Figure scripts:
****

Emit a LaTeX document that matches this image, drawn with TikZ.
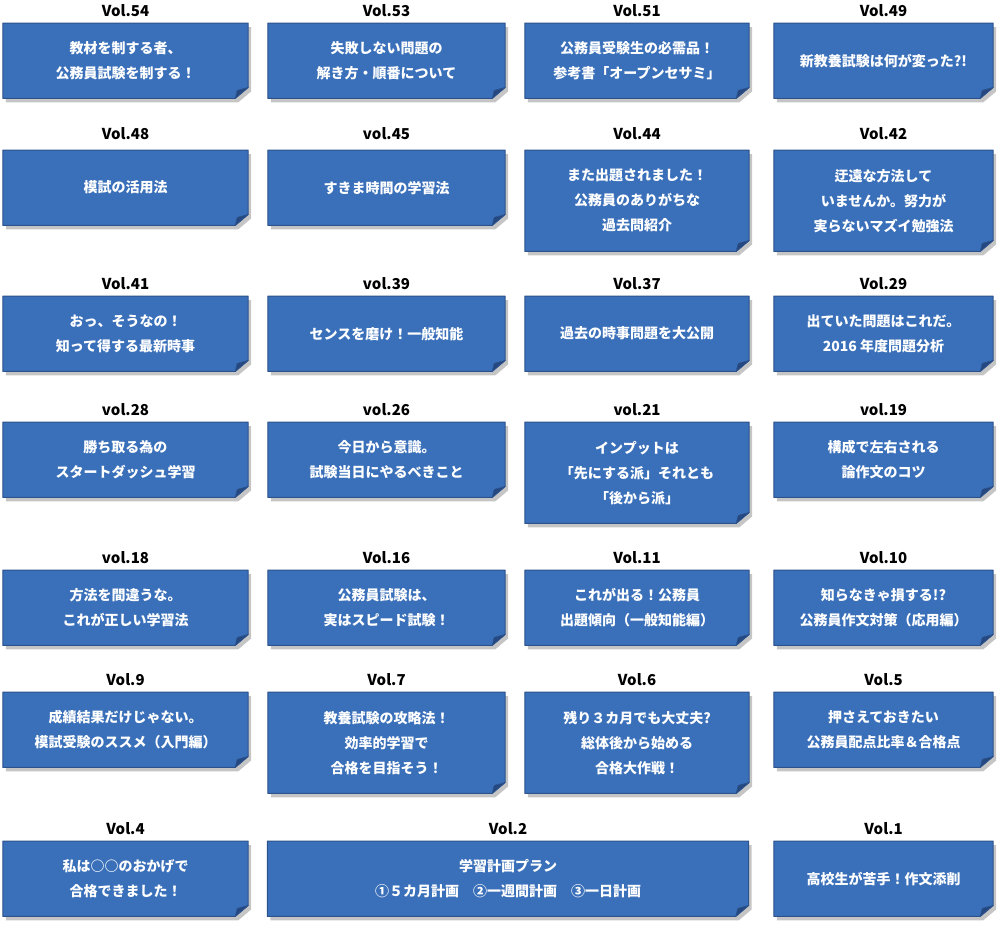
\documentclass[tikz,border=0pt]{standalone}
\usepackage{fontspec}
\newfontfamily\cjk{Noto Sans CJK JP}
\definecolor{noteblue}{RGB}{58, 112, 186}
\definecolor{noteline}{RGB}{44, 82, 140}
\definecolor{notefold}{RGB}{38, 72, 128}
\usetikzlibrary{
    positioning,
    shadows,
    backgrounds
}

\begin{document}
\begin{tikzpicture}[x=1pt, y=-1pt,
            note/.style={anchor=north, text=white, align=center, inner sep=0pt,
                font=\cjk\bfseries\fontsize{14}{25}\selectfont, minimum height=75pt},
            tall/.style={minimum height=101pt},
            c1/.style={minimum width=245pt},
            c2/.style={minimum width=237pt},
            c3/.style={minimum width=224pt},
            c4/.style={minimum width=219pt},
            vol/.style={inner sep=0pt, font=\cjk\bfseries\fontsize{15}{15}\selectfont}]

            \useasboundingbox (0,0) rectangle (1004,926);

            % Row 1
            \node[note, c1] (v54) at (125.5,23) {教材を制する者、\\公務員試験を制する！};
            \node[note, c2] (v53) at (386.5,23) {失敗しない問題の\\解き方・順番について};
            \node[note, c3] (v51) at (637,23) {公務員受験生の必需品！\\参考書「オープンセサミ」};
            \node[note, c4] (v49) at (883.5,23) {新教養試験は何が変った?!};

            % Row 2
            \node[note, c1] (v48) at (125.5,150) {模試の活用法};
            \node[note, c2] (v45) at (386.5,150) {すきま時間の学習法};
            \node[note, c3, tall] (v44) at (637,150) {また出題されました！\\公務員のありがちな\\過去問紹介};
            \node[note, c4, tall] (v42) at (883.5,150) {迂遠な方法して\\いませんか。努力が\\実らないマズイ勉強法};

            % Row 3
            \node[note, c1] (v41) at (125.5,296) {おっ、そうなの！\\知って得する最新時事};
            \node[note, c2] (v39) at (386.5,296) {センスを磨け！一般知能};
            \node[note, c3] (v37) at (637,296) {過去の時事問題を大公開};
            \node[note, c4] (v29) at (883.5,296) {出ていた問題はこれだ。\\2016 年度問題分析};

            % Row 4
            \node[note, c1] (v28) at (125.5,422) {勝ち取る為の\\スタートダッシュ学習};
            \node[note, c2] (v26) at (386.5,422) {今日から意識。\\試験当日にやるべきこと};
            \node[note, c3, tall] (v21) at (637,422) {インプットは\\「先にする派」それとも\\「後から派」};
            \node[note, c4] (v19) at (883.5,422) {構成で左右される\\論作文のコツ};

            % Row 5
            \node[note, c1] (v18) at (125.5,570) {方法を間違うな。\\これが正しい学習法};
            \node[note, c2] (v16) at (386.5,570) {公務員試験は、\\実はスピード試験！};
            \node[note, c3] (v11) at (637,570) {これが出る！公務員\\出題傾向（一般知能編）};
            \node[note, c4] (v10) at (883.5,570) {知らなきゃ損する!?\\公務員作文対策（応用編）};

            % Row 6
            \node[note, c1] (v9) at (125.5,692) {成績結果だけじゃない。\\模試受験のススメ（入門編）};
            \node[note, c2, tall] (v7) at (386.5,692) {教養試験の攻略法！\\効率的学習で\\合格を目指そう！};
            \node[note, c3, tall] (v6) at (637,692) {残り３カ月でも大丈夫?\\総体後から始める\\合格大作戦！};
            \node[note, c4] (v5) at (883.5,692) {押さえておきたい\\公務員配点比率＆合格点};

            % Row 7
            \node[note, c1] (v4) at (125.5,841) {私は○○のおかげで\\合格できました！};
            \node[note, minimum width=481pt] (v2) at (508,841) {学習計画プラン\\①５カ月計画　②一週間計画　③一日計画};
            \node[note, c4] (v1) at (883.5,841) {高校生が苦手！作文添削};

            % Labels
            \node[vol, above=6pt of v54] (t54) {Vol.54};
            \node[vol, above=6pt of v53] (t53) {Vol.53};
            \node[vol, above=6pt of v51] (t51) {Vol.51};
            \node[vol, above=6pt of v49] (t49) {Vol.49};
            \node[vol, above=10pt of v48] (t48) {Vol.48};
            \node[vol, above=10pt of v45] (t45) {vol.45};
            \node[vol, above=10pt of v44] (t44) {Vol.44};
            \node[vol, above=10pt of v42] (t42) {Vol.42};
            \node[vol, above=6pt of v41] (t41) {Vol.41};
            \node[vol, above=6pt of v39] (t39) {vol.39};
            \node[vol, above=6pt of v37] (t37) {Vol.37};
            \node[vol, above=6pt of v29] (t29) {Vol.29};
            \node[vol, above=6pt of v28] (t28) {vol.28};
            \node[vol, above=6pt of v26] (t26) {vol.26};
            \node[vol, above=6pt of v21] (t21) {vol.21};
            \node[vol, above=6pt of v19] (t19) {vol.19};
            \node[vol, above=6pt of v18] (t18) {vol.18};
            \node[vol, above=6pt of v16] (t16) {Vol.16};
            \node[vol, above=6pt of v11] (t11) {Vol.11};
            \node[vol, above=6pt of v10] (t10) {Vol.10};
            \node[vol, above=6pt of v9] (t9) {Vol.9};
            \node[vol, above=6pt of v7] (t7) {Vol.7};
            \node[vol, above=6pt of v6] (t6) {Vol.6};
            \node[vol, above=6pt of v5] (t5) {Vol.5};
            \node[vol, above=6pt of v4] (t4) {Vol.4};
            \node[vol, above=6pt of v2] (t2) {Vol.2};
            \node[vol, above=6pt of v1] (t1) {Vol.1};

            % Sticky notes with folded corner
            \begin{scope}[on background layer]
                \foreach \n in {v54,v53,v51,v49,v48,v45,v44,v42,v41,v39,v37,v29,v28,v26,v21,v19,
                                v18,v16,v11,v10,v9,v7,v6,v5,v4,v2,v1} {
                    \filldraw[fill=noteblue, draw=noteline, line width=1pt, line join=round,
                        drop shadow={shadow xshift=3pt, shadow yshift=-4pt, fill=black!45, opacity=0.5}]
                        (\n.north west) -- (\n.north east) -- ([yshift=11pt]\n.south east)
                        -- ([xshift=-13pt]\n.south east) -- (\n.south west) -- cycle;
                    \filldraw[fill=notefold, draw=noteline, line width=0.6pt, line join=round]
                        ([yshift=11pt]\n.south east) -- ([xshift=-11pt, yshift=8pt]\n.south east)
                        -- ([xshift=-13pt]\n.south east) -- cycle;
                }
            \end{scope}
        \end{tikzpicture}
\end{document}
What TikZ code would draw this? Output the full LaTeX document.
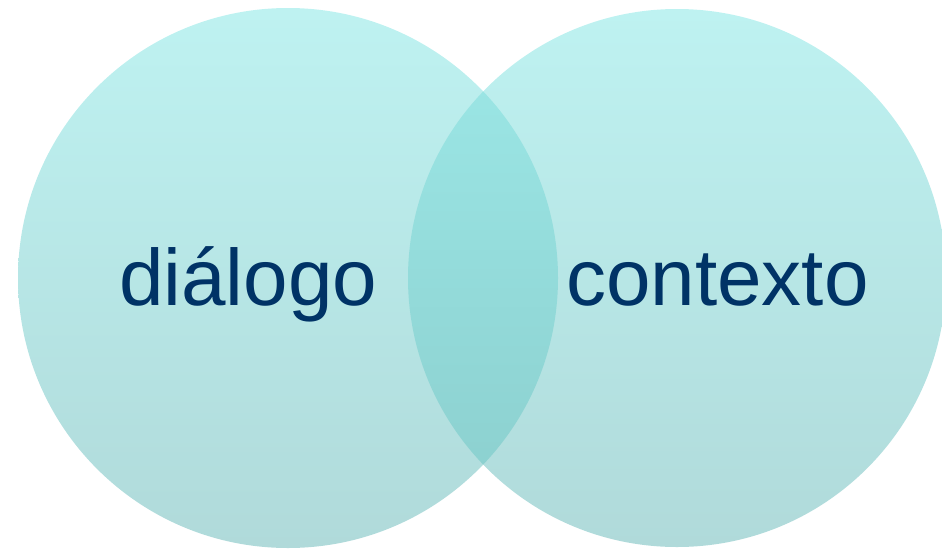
\documentclass[tikz,border=0pt]{standalone}
\usepackage{fontspec}
\setmainfont{Liberation Sans}
\definecolor{ringtop}{RGB}{190,242,241}
\definecolor{ringbot}{RGB}{176,218,218}
\definecolor{lenstop}{RGB}{157,233,232}
\definecolor{lensbot}{RGB}{138,205,204}
\definecolor{labelblue}{RGB}{0,51,102}
\begin{document}
\begin{tikzpicture}[x=1pt,y=-1pt,
  ring/.style={top color=ringtop,bottom color=ringbot,draw=none},
  lens/.style={top color=lenstop,bottom color=lensbot,draw=none},
  word/.style={anchor=base west,inner sep=0pt,text=labelblue,
    font=\fontsize{80}{96}\selectfont}]
  \useasboundingbox (0,0) rectangle (942,549);
  % two overlapping circles
  \shade[ring] (288,278) circle[radius=270];
  \shade[ring] (677,278) circle[radius=269];
  % shared region, darker
  \begin{scope}
    \clip (288,278) circle[radius=270];
    \shade[lens] (677,278) circle[radius=269];
  \end{scope}
  \node[word] (dialogo) at (119,305) {diálogo};
  \node[word] (contexto) at (566,305) {contexto};
\end{tikzpicture}
\end{document}
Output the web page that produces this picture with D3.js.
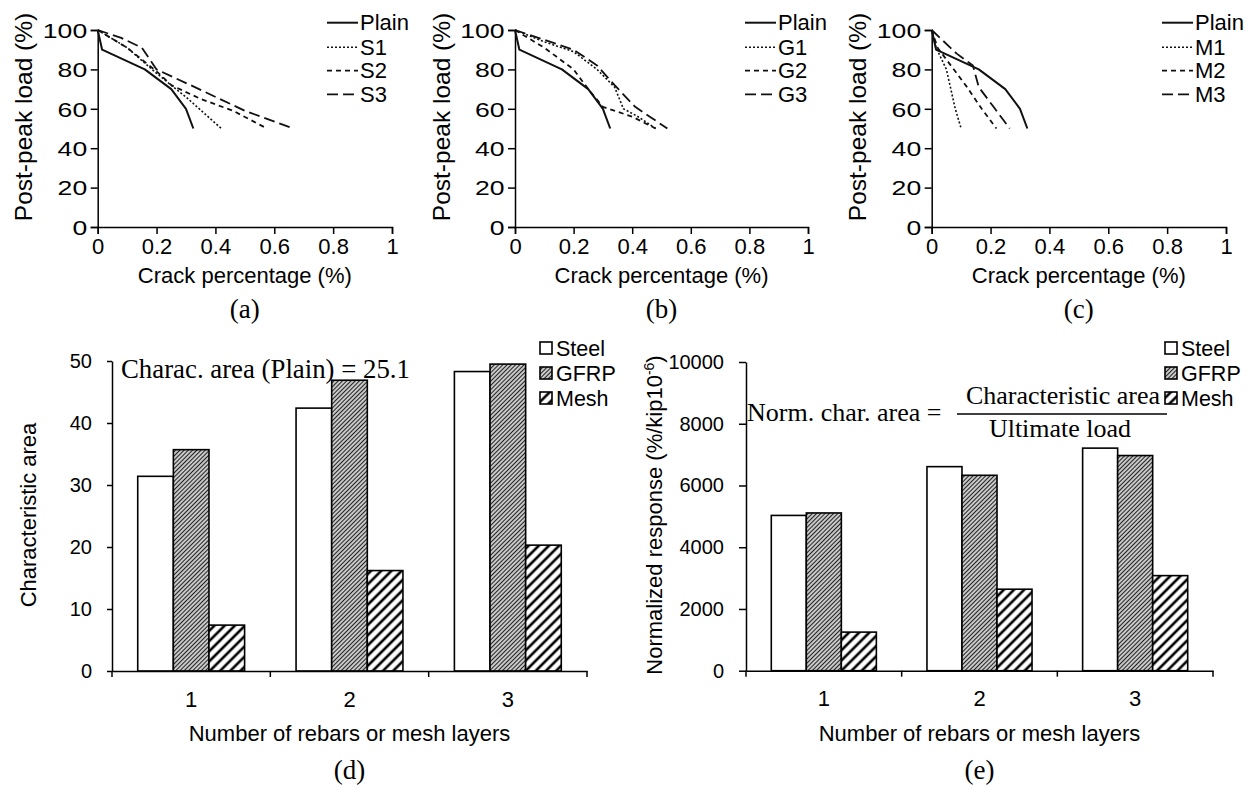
<!DOCTYPE html>
<html><head><meta charset="utf-8">
<script src="https://cdn.jsdelivr.net/npm/d3@7"></script>
<style>body{margin:0;background:#fff}svg{display:block}</style>
</head><body>
<svg id="chart" width="1258" height="785"></svg>
<script>
// ---------- DATA ----------
const crackTicks = [0, 0.2, 0.4, 0.6, 0.8, 1];
const loadTicks = [0, 20, 40, 60, 80, 100];

const plain = [[0,100],[0.015,90],[0.16,80],[0.25,70],[0.30,60],[0.325,50]];
const S1 = [[0,100],[0.1,91],[0.2,78],[0.3,66],[0.42,50]];
const S2 = [[0,100],[0.1,91],[0.2,79],[0.25,72],[0.35,65],[0.46,59],[0.575,50]];
const S3 = [[0,100],[0.08,96],[0.15,91],[0.2,80],[0.33,71],[0.5,59],[0.665,50]];
const G1 = [[0,100],[0.1,94],[0.2,89],[0.28,80],[0.34,71],[0.37,60],[0.42,56],[0.48,50]];
const G2 = [[0,100],[0.1,91],[0.2,80],[0.25,70],[0.3,61],[0.4,56],[0.48,50]];
const G3 = [[0,100],[0.1,95],[0.2,90],[0.28,82],[0.34,72],[0.41,61],[0.46,56],[0.52,50]];
const M1 = [[0,100],[0.015,91],[0.05,80],[0.065,70],[0.08,60],[0.1,50]];
const M2 = [[0,100],[0.02,91],[0.05,85],[0.12,71],[0.17,60],[0.22,50]];
const M3 = [[0,100],[0.085,88],[0.14,82],[0.16,71],[0.21,61],[0.265,50]];

const groups = ["1", "2", "3"];
const barSeries = ["Steel", "GFRP", "Mesh"];
const charSteel = [31.4, 42.4, 48.3];
const charGFRP  = [35.7, 46.9, 49.5];
const charMesh  = [7.4, 16.2, 20.3];
const charTicks = [0, 10, 20, 30, 40, 50];
const normSteel = [5030, 6610, 7210];
const normGFRP  = [5110, 6330, 6970];
const normMesh  = [1250, 2640, 3080];
const normTicks = [0, 2000, 4000, 6000, 8000, 10000];

// ---------- SETUP ----------
const SANS = "'Liberation Sans', Arial, sans-serif";
const SERIF = "'Liberation Serif', 'Times New Roman', serif";
const svg = d3.select("#chart");
const defs = svg.append("defs");
function hatch(id, size, sw, color) {
  const p = defs.append("pattern").attr("id", id).attr("patternUnits", "userSpaceOnUse")
    .attr("width", size).attr("height", size).attr("patternTransform", "rotate(45)");
  p.append("rect").attr("width", size).attr("height", size).attr("fill", "#fff");
  p.append("line").attr("x1", size/2).attr("y1", 0).attr("x2", size/2).attr("y2", size)
    .attr("stroke", color).attr("stroke-width", sw);
}
hatch("pGFRP", 3, 1.5, "#222");
hatch("pMesh", 7.2, 2.6, "#000");
const fills = ["#fff", "url(#pGFRP)", "url(#pMesh)"];

const dashes = [null, "2,2", "5,4", "11,5"];
const widths = [2, 1.6, 1.8, 1.8];

function styleAxis(g, size) {
  g.selectAll("path.domain").attr("stroke", "#000").attr("stroke-width", 1.5);
  g.selectAll(".tick line").attr("stroke", "#000").attr("stroke-width", 1.5);
  g.selectAll(".tick text").attr("font-family", SANS).attr("font-size", size).attr("fill", "#000");
}

// ---------- LINE PANELS ----------
const linePanels = [
  {xr: [97.7, 392], names: ["Plain","S1","S2","S3"], series: [plain,S1,S2,S3], legX: 327, titleX: 31.5, label: "(a)"},
  {xr: [515, 808], names: ["Plain","G1","G2","G3"], series: [plain,G1,G2,G3], legX: 745, titleX: 449.5, label: "(b)"},
  {xr: [931.7, 1226], names: ["Plain","M1","M2","M3"], series: [plain,M1,M2,M3], legX: 1162, titleX: 866, label: "(c)"}
];
const legRows = [22.7, 47.3, 70.7, 94.3];

linePanels.forEach(p => {
  const x = d3.scaleLinear().domain([0, 1]).range(p.xr);
  const y = d3.scaleLinear().domain([0, 100]).range([227, 30]);
  const g = svg.append("g");
  const ax = g.append("g").attr("transform", `translate(0,${y(0)})`)
    .call(d3.axisBottom(x).tickValues(crackTicks).tickFormat(d3.format("~g")).tickSizeOuter(7).tickSize(7).tickPadding(4));
  styleAxis(ax, 22);
  const ay = g.append("g").attr("transform", `translate(${x(0)},0)`)
    .call(d3.axisLeft(y).tickValues(loadTicks).tickSize(7).tickSizeOuter(7).tickPadding(3));
  styleAxis(ay, 20);
  ay.selectAll(".tick text").attr("x", 0).attr("dy", "0.36em")
    .attr("transform", "translate(-10.5,0) scale(1.33,1)");

  const line = d3.line().x(d => x(d[0])).y(d => y(d[1]));
  p.series.forEach((s, i) => {
    g.append("path").datum(s).attr("d", line).attr("fill", "none")
      .attr("stroke", "#111").attr("stroke-width", widths[i])
      .attr("stroke-dasharray", dashes[i]).attr("stroke-linejoin", "round");
  });
  // legend
  p.names.forEach((n, i) => {
    const cy = legRows[i];
    g.append("line").attr("x1", p.legX).attr("x2", p.legX + 31).attr("y1", cy).attr("y2", cy)
      .attr("stroke", "#111").attr("stroke-width", widths[i]).attr("stroke-dasharray", dashes[i]);
    g.append("text").attr("x", p.legX + 33).attr("y", cy + 7.5).text(n)
      .attr("font-family", SANS).attr("font-size", 22);
  });
  const cx = (p.xr[0] + p.xr[1]) / 2;
  g.append("text").attr("x", cx).attr("y", 283).attr("text-anchor", "middle")
    .attr("font-family", SANS).attr("font-size", 22).text("Crack percentage (%)");
  g.append("text").attr("transform", `translate(${p.titleX},117) rotate(-90)`).attr("text-anchor", "middle")
    .attr("font-family", SANS).attr("font-size", 24.5).text("Post-peak load (%)");
  g.append("text").attr("x", cx).attr("y", 318).attr("text-anchor", "middle")
    .attr("font-family", SERIF).attr("font-size", 27).text(p.label);
});

// ---------- BAR PANELS ----------
const barPanels = [
  {xr: [112, 587], yr: [671, 361], dom: [0, 50], ticks: charTicks, vals: [charSteel, charGFRP, charMesh],
   legX: 540, tickSize: 5, tickPad: 15, titleX: 36, label: "(d)"},
  {xr: [746, 1213], yr: [670.7, 362], dom: [0, 10000], ticks: normTicks, vals: [normSteel, normGFRP, normMesh],
   legX: 1165, tickSize: 7, tickPad: 15, titleX: 662, label: "(e)"}
];
const barLegRows = [348, 373, 398];

barPanels.forEach((p, pi) => {
  const x = d3.scaleBand().domain(groups).range(p.xr).padding(0);
  const bw = x.bandwidth() * 0.225;
  const inner = d3.scaleBand().domain(barSeries).range([0, bw * 3]);
  const off = (x.bandwidth() - bw * 3) / 2;
  const y = d3.scaleLinear().domain(p.dom).range(p.yr);
  const g = svg.append("g");

  barSeries.forEach((s, si) => {
    g.selectAll(null).data(p.vals[si]).join("rect")
      .attr("x", (d, i) => x(groups[i]) + off + inner(s))
      .attr("y", d => y(d))
      .attr("width", inner.bandwidth())
      .attr("height", d => y(0) - y(d))
      .attr("fill", fills[si]).attr("stroke", "#000").attr("stroke-width", 1.6);
  });

  const ay = g.append("g").attr("transform", `translate(${p.xr[0]},0)`)
    .call(d3.axisLeft(y).tickValues(p.ticks).tickFormat(d3.format("d")).tickSize(p.tickSize).tickSizeOuter(0).tickPadding(p.tickPad));
  styleAxis(ay, 20);
  const ax = g.append("g").attr("transform", `translate(0,${y(0)})`)
    .call(d3.axisBottom(x).tickSize(0).tickSizeOuter(0).tickPadding(20));
  styleAxis(ax, 22);
  // boundary ticks
  const bounds = groups.map(gname => x(gname)).concat([p.xr[1]]);
  g.selectAll(null).data(bounds).join("line")
    .attr("x1", d => d).attr("x2", d => d).attr("y1", y(0)).attr("y2", y(0) + 6)
    .attr("stroke", "#000").attr("stroke-width", 1.5);

  // legend
  barSeries.forEach((s, si) => {
    const cy = barLegRows[si];
    g.append("rect").attr("x", p.legX).attr("y", cy - 6).attr("width", 12).attr("height", 12)
      .attr("fill", fills[si]).attr("stroke", "#000").attr("stroke-width", 1.6);
    g.append("text").attr("x", p.legX + 16).attr("y", cy + 7.5).text(s)
      .attr("font-family", SANS).attr("font-size", 21.5);
  });

  const cx = (p.xr[0] + p.xr[1]) / 2;
  g.append("text").attr("x", cx).attr("y", 741).attr("text-anchor", "middle")
    .attr("font-family", SANS).attr("font-size", 22).text("Number of rebars or mesh layers");
  g.append("text").attr("x", cx).attr("y", 779).attr("text-anchor", "middle")
    .attr("font-family", SERIF).attr("font-size", 27).text(p.label);

  const t = g.append("text").attr("transform", `translate(${p.titleX},515) rotate(-90)`).attr("text-anchor", "middle")
    .attr("font-family", SANS).attr("font-size", 22);
  if (pi === 0) {
    t.text("Characteristic area");
  } else {
    t.append("tspan").text("Normalized response (%/kip10");
    t.append("tspan").attr("font-size", 14).attr("dy", -8).text("-6");
    t.append("tspan").attr("dy", 8).text(")");
  }
});

// annotations
svg.append("text").attr("x", 121).attr("y", 378).attr("font-family", SERIF).attr("font-size", 26.8)
  .text("Charac. area (Plain) = 25.1");
svg.append("text").attr("x", 747).attr("y", 421).attr("font-family", SERIF).attr("font-size", 26)
  .text("Norm. char. area =");
svg.append("line").attr("x1", 957).attr("x2", 1167).attr("y1", 414).attr("y2", 414)
  .attr("stroke", "#000").attr("stroke-width", 1.5);
svg.append("text").attr("x", 1063).attr("y", 404).attr("text-anchor", "middle").attr("font-family", SERIF).attr("font-size", 26)
  .text("Characteristic area");
svg.append("text").attr("x", 1060).attr("y", 437).attr("text-anchor", "middle").attr("font-family", SERIF).attr("font-size", 26)
  .text("Ultimate load");
</script>
</body></html>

****

**Task prompt:** Repeat only the lines from the one with "What TikZ code" down to the one with "const loadTicks = [0, 20, 40, 60, 80, 100];", word for word and both included, and leave the pictures out.

**Problem solution:**
What TikZ code would draw this? Output the full LaTeX document.
\documentclass[tikz,border=0pt]{standalone}
\usepackage{fontspec}
\setmainfont{Liberation Sans}
\definecolor{ringtop}{RGB}{190,242,241}
\definecolor{ringbot}{RGB}{176,218,218}
\definecolor{lenstop}{RGB}{157,233,232}
\definecolor{lensbot}{RGB}{138,205,204}
\definecolor{labelblue}{RGB}{0,51,102}
\begin{document}
\begin{tikzpicture}[x=1pt,y=-1pt,
  ring/.style={top color=ringtop,bottom color=ringbot,draw=none},
  lens/.style={top color=lenstop,bottom color=lensbot,draw=none},
  word/.style={anchor=base west,inner sep=0pt,text=labelblue,
    font=\fontsize{80}{96}\selectfont}]
  \useasboundingbox (0,0) rectangle (942,549);
  % two overlapping circles
  \shade[ring] (288,278) circle[radius=270];
  \shade[ring] (677,278) circle[radius=269];
  % shared region, darker
  \begin{scope}
    \clip (288,278) circle[radius=270];
    \shade[lens] (677,278) circle[radius=269];
  \end{scope}
  \node[word] (dialogo) at (119,305) {diálogo};
  \node[word] (contexto) at (566,305) {contexto};
\end{tikzpicture}
\end{document}
Output the web page that produces this picture with D3.js.
<!DOCTYPE html>
<html><head><meta charset="utf-8">
<script src="https://cdn.jsdelivr.net/npm/d3@7"></script>
<style>body{margin:0;background:#fff}svg{display:block}</style>
</head><body>
<svg id="chart" width="1258" height="785"></svg>
<script>
// ---------- DATA ----------
const crackTicks = [0, 0.2, 0.4, 0.6, 0.8, 1];
const loadTicks = [0, 20, 40, 60, 80, 100];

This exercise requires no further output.